— start of Dataset section —

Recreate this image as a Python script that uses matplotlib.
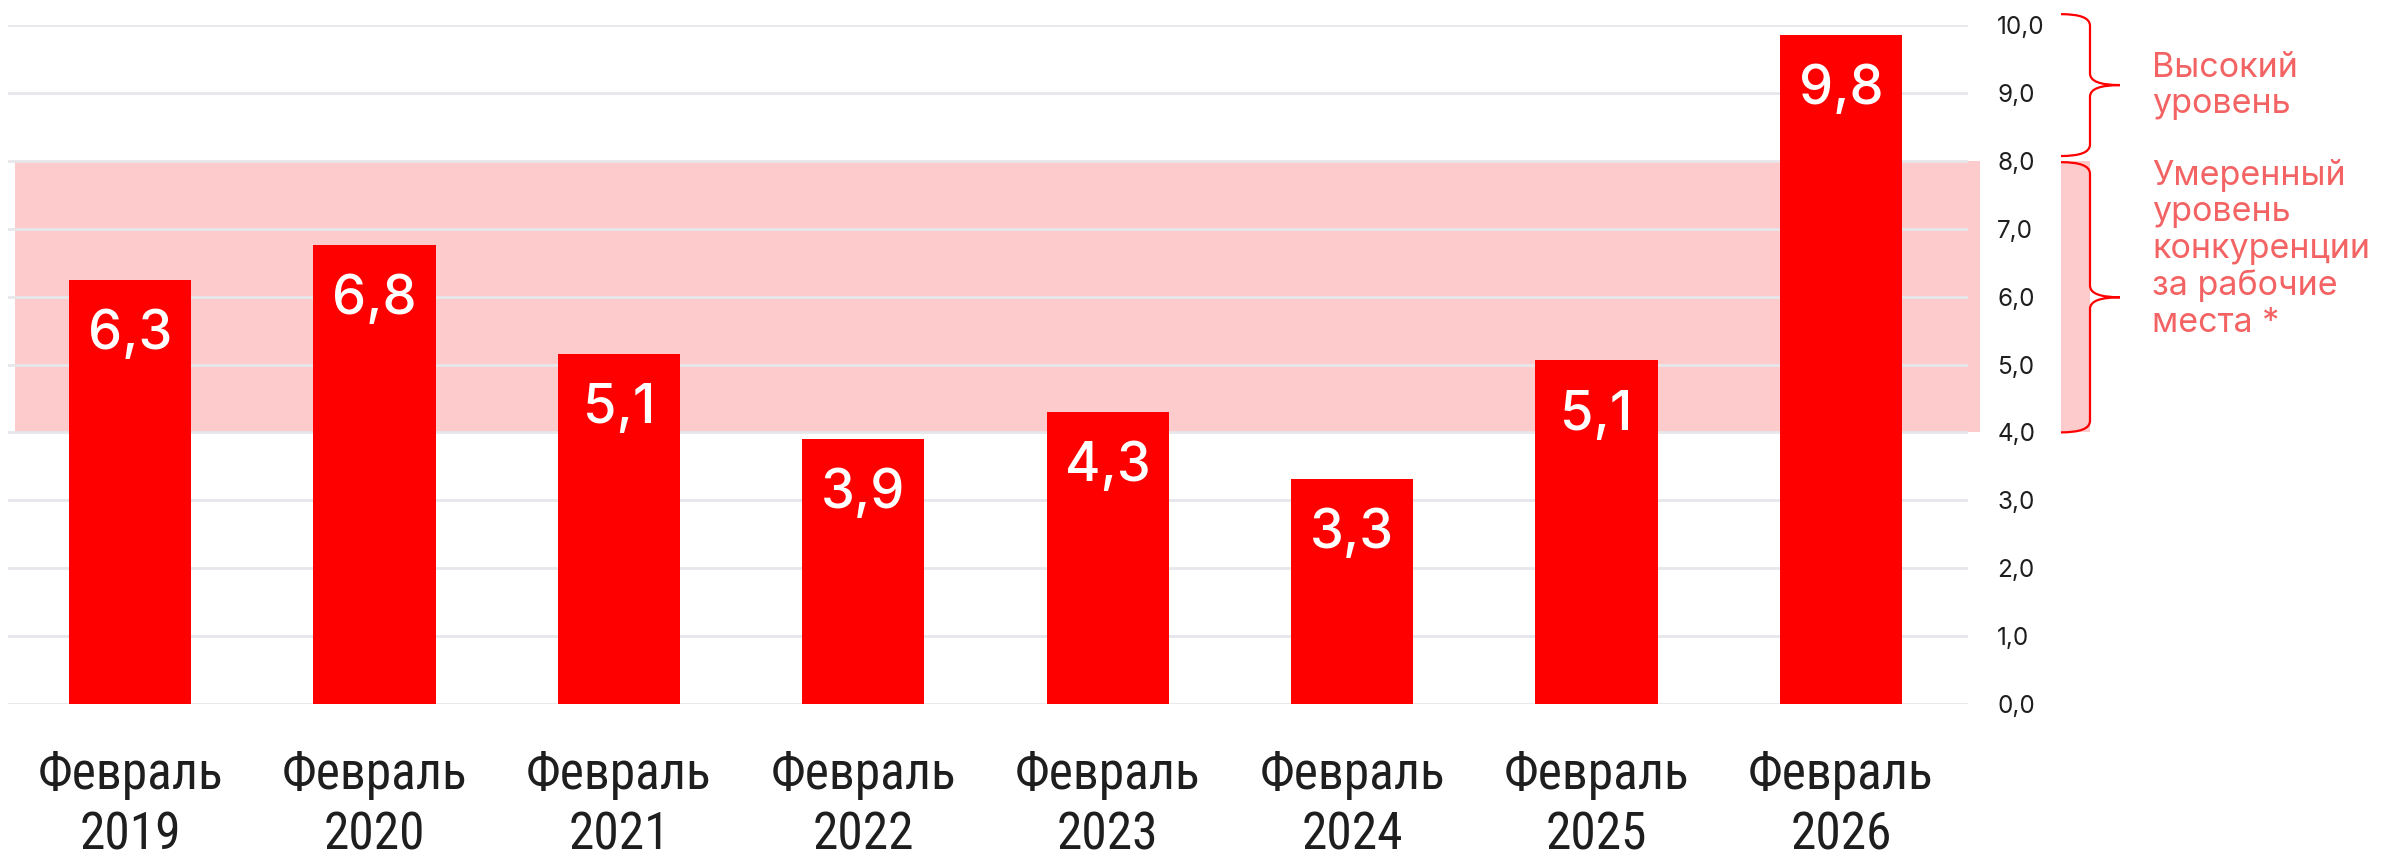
import matplotlib
matplotlib.use('Agg')
import matplotlib.pyplot as plt
from matplotlib.patches import Rectangle, PathPatch
from matplotlib.path import Path
import matplotlib.transforms as mtransforms
from matplotlib import font_manager

# ---------------- data ----------------
categories = ['Февраль\n2019', 'Февраль\n2020', 'Февраль\n2021', 'Февраль\n2022',
              'Февраль\n2023', 'Февраль\n2024', 'Февраль\n2025', 'Февраль\n2026']
values = [6.25, 6.76, 5.15, 3.91, 4.30, 3.31, 5.06, 9.85]
value_labels = ['6,3', '6,8', '5,1', '3,9', '4,3', '3,3', '5,1', '9,8']
yticks = [0, 1, 2, 3, 4, 5, 6, 7, 8, 9, 10]
ytick_labels = ['0,0', '1,0', '2,0', '3,0', '4,0', '5,0', '6,0', '7,0', '8,0', '9,0', '10,0']
moderate_zone = (4.0, 8.0)
high_zone = (8.0, 10.0)
high_label = 'Высокий\nуровень'
moderate_label = 'Умеренный\nуровень\nконкуренции\nза рабочие\nместа *'

# ---------------- style ----------------
RED = '#FF0000'
PINK = '#FDCBCB'
NOTE = '#F36363'
GRID = '#E6E6EB'
DARK = '#1E1E1E'

available = {f.name for f in font_manager.fontManager.ttflist}
MAIN = ['Inter', 'DejaVu Sans']
NARROW = ['Roboto Condensed', 'Archivo Narrow', 'Liberation Sans', 'DejaVu Sans']
NARROW = [f for f in NARROW if f in available] or ['DejaVu Sans']

W, H, DPI = 2394, 861, 100
fig = plt.figure(figsize=(W / DPI, H / DPI), dpi=DPI)
fig.patch.set_facecolor('white')

left_px, right_px, top_px, bot_px = 8, 1968, 25, 704
ax = fig.add_axes([left_px / W, 1 - bot_px / H, (right_px - left_px) / W, (bot_px - top_px) / H])
ax.set_facecolor('none')

x = list(range(len(categories)))
ax.bar(x, values, width=0.5, color=RED, zorder=3)
ax.set_xlim(-0.5, 7.52)
ax.set_ylim(0, 10)

bt = mtransforms.blended_transform_factory(fig.transFigure, ax.transData)
ax.add_patch(Rectangle((15 / W, moderate_zone[0]), (1980 - 15) / W,
                       moderate_zone[1] - moderate_zone[0],
                       transform=bt, color=PINK, zorder=0.5, clip_on=False, lw=0))

ax.set_yticks(yticks)
ax.set_yticklabels(ytick_labels)
ax.yaxis.grid(True, color=GRID, lw=2, zorder=1)
ax.set_axisbelow(False)
for gl in ax.get_ygridlines():
    gl.set_zorder(1)
ax.xaxis.grid(False)
for s in ax.spines.values():
    s.set_visible(False)
ax.yaxis.tick_right()
ax.tick_params(axis='y', length=0, pad=21, labelsize=17.5, labelcolor=DARK)
for t in ax.get_yticklabels():
    t.set_family(MAIN)
    t.set_horizontalalignment('left')

ax.set_xticks(x)
ax.set_xticklabels(categories, family=NARROW, fontsize=37, color=DARK, linespacing=1.27)
ax.tick_params(axis='x', length=0, pad=33)

for xi, v, lab in zip(x, values, value_labels):
    ax.annotate(lab, (xi, v), xytext=(0, -21), textcoords='offset points',
                ha='center', va='top', color='white', fontsize=39, fontweight='medium',
                family=MAIN, zorder=5)

def brace(y_bot, y_top, x0=2061, x1=2090, x2=2120, r=0.17):
    ym = (y_bot + y_top) / 2
    X0, X1, X2 = x0 / W, x1 / W, x2 / W
    verts = [(X0, y_top), (X1, y_top), (X1, y_top - r),
             (X1, ym + r), (X1, ym), (X2, ym),
             (X1, ym), (X1, ym - r),
             (X1, y_bot + r), (X1, y_bot), (X0, y_bot)]
    codes = [Path.MOVETO, Path.CURVE3, Path.CURVE3,
             Path.LINETO, Path.CURVE3, Path.CURVE3,
             Path.CURVE3, Path.CURVE3,
             Path.LINETO, Path.CURVE3, Path.CURVE3]
    ax.add_patch(PathPatch(Path(verts, codes), transform=bt, fill=False,
                           edgecolor=RED, lw=1.6, clip_on=False, zorder=4))

ax.add_patch(Rectangle((2061 / W, moderate_zone[0]), (2090 - 2061) / W,
                       moderate_zone[1] - moderate_zone[0],
                       transform=bt, color=PINK, zorder=0.5, clip_on=False, lw=0))
brace(high_zone[0] + 0.07, high_zone[1] + 0.16)
brace(moderate_zone[0], moderate_zone[1] - 0.02)

fig.text(2152 / W, 1 - 52 / H, high_label, ha='left', va='top', color=NOTE,
         fontsize=24.5, family=MAIN, linespacing=1.18)
fig.text(2152 / W, 1 - 159 / H, moderate_label, ha='left', va='top', color=NOTE,
         fontsize=24.5, family=MAIN, linespacing=1.18)

fig.savefig('out.png', dpi=DPI, facecolor='white')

— end of Dataset section —

→ **Challenge**: Leave out the pictures. Transcribe only the lines above, from the first through the one that contains "from matplotlib import font_manager".

→ **Finished task**:
Recreate this image as a Python script that uses matplotlib.
import matplotlib
matplotlib.use('Agg')
import matplotlib.pyplot as plt
from matplotlib.patches import Rectangle, PathPatch
from matplotlib.path import Path
import matplotlib.transforms as mtransforms
from matplotlib import font_manager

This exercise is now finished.